Several factors, including weather forecasts, the policies of the Malaysian, Indonesian and Indian governments, Chinese demand, and the situation in Ukraine, will play a crucial role in determining future prices. These factors, along with broader considerations such as macroeconomic fears and geopolitical issues, will significantly impact edible oil prices.
Government Policies and Industry Concerns
Industry stakeholders in India have proposed increasing the duty differential between crude and refined oil to limit the high volume of refined palm oil imports. However, the government is unlikely to raise import duties on edible oils, despite the sharp decline in domestic cooking oil prices.

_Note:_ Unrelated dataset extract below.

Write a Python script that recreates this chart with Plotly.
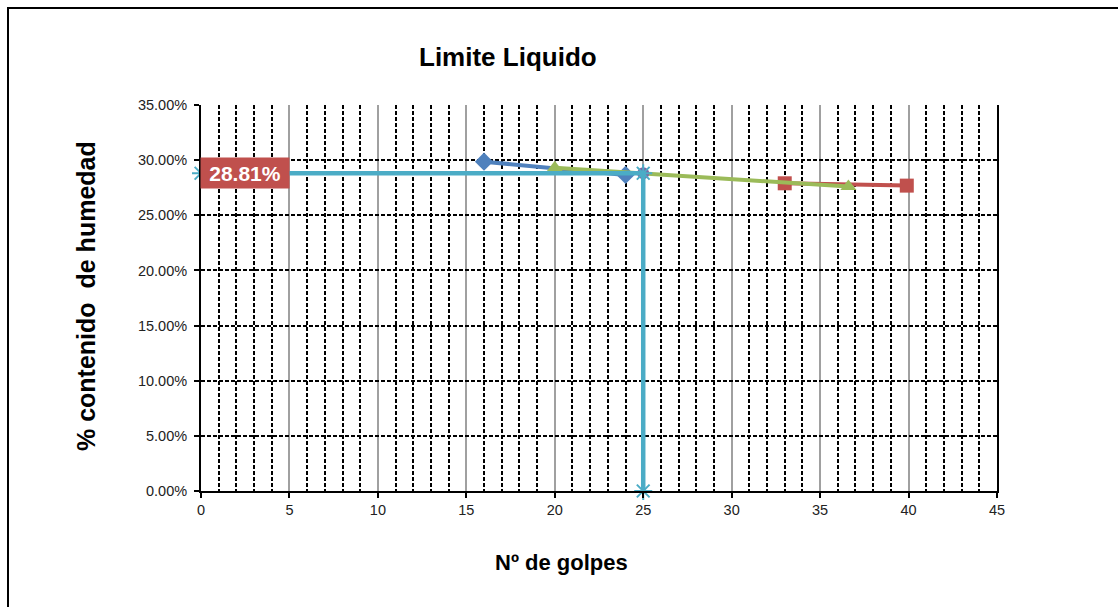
import plotly.graph_objects as go

# Ensayo de límite líquido: número de golpes vs. contenido de humedad
golpes_a = [16, 24]
humedad_a = [0.2986, 0.2866]

golpes_b = [33, 39.9]
humedad_b = [0.2790, 0.2769]

golpes_c = [20, 36.6]
humedad_c = [0.2930, 0.2760]

golpes_ll = 25
limite_liquido = 0.2881

x_ticks = [0, 5, 10, 15, 20, 25, 30, 35, 40, 45]
y_ticks = [0, 0.05, 0.10, 0.15, 0.20, 0.25, 0.30, 0.35]

FONT = "Arial, Liberation Sans, sans-serif"
AZUL, ROJO, VERDE, MORADO, CIAN = "#4F81BD", "#C0504D", "#9BBB59", "#8064A2", "#4BACC6"

W, H = 1118, 607
L, R, T, B = 201, 997, 105, 491  # plot area in pixels


def px_x(p):
    return (p - L) / (R - L)


def px_y(p):
    return (B - p) / (B - T)


fig = go.Figure()

fig.add_trace(go.Scatter(
    x=golpes_a, y=humedad_a, mode="lines+markers",
    line=dict(color=AZUL, width=4),
    marker=dict(symbol="diamond", size=14, color=AZUL),
))
fig.add_trace(go.Scatter(
    x=golpes_b, y=humedad_b, mode="lines+markers",
    line=dict(color=ROJO, width=4),
    marker=dict(symbol="square", size=14, color=ROJO),
))
fig.add_trace(go.Scatter(
    x=golpes_c, y=humedad_c, mode="lines+markers",
    line=dict(color=VERDE, width=4),
    marker=dict(symbol="triangle-up", size=14, color=VERDE),
))
fig.add_trace(go.Scatter(
    x=[golpes_ll], y=[limite_liquido], mode="markers",
    marker=dict(symbol="circle", size=12, color=MORADO),
))
# Lectura del límite líquido a 25 golpes
fig.add_trace(go.Scatter(
    x=[x_ticks[0], golpes_ll, golpes_ll], y=[limite_liquido, limite_liquido, y_ticks[0]],
    mode="lines+markers",
    line=dict(color=CIAN, width=4.5),
    marker=dict(symbol="asterisk-open", size=15, color=CIAN, line=dict(color=CIAN, width=2)),
))

fig.update_traces(cliponaxis=False)

fig.update_xaxes(
    range=[x_ticks[0], x_ticks[-1]], tickvals=x_ticks, ticktext=[str(v) for v in x_ticks],
    showline=True, linecolor="black", linewidth=2,
    ticks="outside", ticklen=5, tickcolor="black", tickwidth=1.5,
    showgrid=True, gridcolor="#A0A0A0", gridwidth=2,
    minor=dict(dtick=1, showgrid=True, gridcolor="black", gridwidth=1.5, griddash="4px,2px"),
    tickfont=dict(family=FONT, size=14.5, color="#222"),
    zeroline=False, fixedrange=True,
)
fig.update_yaxes(
    range=[y_ticks[0], y_ticks[-1]], tickvals=y_ticks, tickformat=".2%",
    showline=True, mirror=True, linecolor="black", linewidth=2,
    ticks="outside", ticklen=5, tickcolor="black", tickwidth=1.5,
    showgrid=True, gridcolor="black", gridwidth=1.5, griddash="4px,2px",
    tickfont=dict(family=FONT, size=14.5, color="#222"),
    ticklabelstandoff=4,
    zeroline=False, fixedrange=True,
)

centro = dict(xref="paper", yref="paper", xanchor="center", yanchor="middle", showarrow=False)
annotations = [
    dict(text="<b>Limite Liquido</b>", x=px_x(508), y=px_y(57),
         font=dict(family=FONT, size=26, color="black"), **centro),
    dict(text="<b>Nº de golpes</b>", x=px_x(561), y=px_y(562),
         font=dict(family=FONT, size=22, color="black"), **centro),
    dict(text="<b>%\u00a0contenido\u00a0\u00a0de\u00a0humedad</b>", x=px_x(86), y=px_y(296),
         textangle=-90, font=dict(family=FONT, size=25, color="black"), **centro),
    dict(text=f"<b>{limite_liquido * 100:.2f}%</b>", x=x_ticks[0], y=limite_liquido,
         xref="x", yref="y", xanchor="left", yanchor="middle", showarrow=False,
         bgcolor=ROJO, borderpad=4, width=80, height=22, xshift=-1,
         font=dict(family=FONT, size=21, color="white")),
]

shapes = [
    dict(type="rect", xref="paper", yref="paper",
         x0=px_x(8), x1=px_x(W + 20), y0=px_y(8), y1=px_y(H + 20),
         line=dict(color="black", width=2), fillcolor="rgba(0,0,0,0)", layer="below"),
]

fig.update_layout(
    width=W, height=H,
    margin=dict(l=L, r=W - R, t=T, b=H - B, pad=0),
    paper_bgcolor="white", plot_bgcolor="white",
    showlegend=False,
    annotations=annotations, shapes=shapes,
    font=dict(family=FONT),
)

fig.write_html("out.html", config={"displayModeBar": False})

SEA has advocated for higher import tariffs due to the falling prices of mustard oil, which holds the largest share in India’s consumption basket. Nevertheless, the government has decided to keep import tariffs unchanged. In September 2022, the government reduced import duties on crude palm, soybean, and sunflower oils, and in December 2022, it extended concessional duties on edible oils until March 31, 2024. Ajay Jhunjhunwala, President of SEA, expressed concerns about the uncontrolled import of palm oil, which has led to a collapse in edible oil prices, impacting the marketing of mustard during peak harvest time, and causing distress to farmers.
India’s growing import of edible oils, particularly palm oil and sunflower oil, highlights the significance of monitoring global market dynamics and domestic policies. With imports accounting for around 56% of total annual consumption, maintaining a delicate balance between imports and domestic production becomes crucial. However, the excessive import of refined palm oil has led to the underutilization of capacity in the palm oil refining industry.
The declining landed prices of palm oil, soybean oil, and sunflower oil pose challenges and opportunities for India’s edible oil industry. Farmers face reduced income, and low refining capacity hampers efficiency. Market volatility and import dependence add risks.
However, consumers benefit from affordability, stimulating demand and export potential. Efficient operations and policy interventions can ensure stability while supporting farmer and consumer welfare. Investing in research and development for domestic oilseed cultivation enhances self-sufficiency. Striking the right balance between imports and domestic production is essential to strengthen the industry and secure India’s food security and economic stability.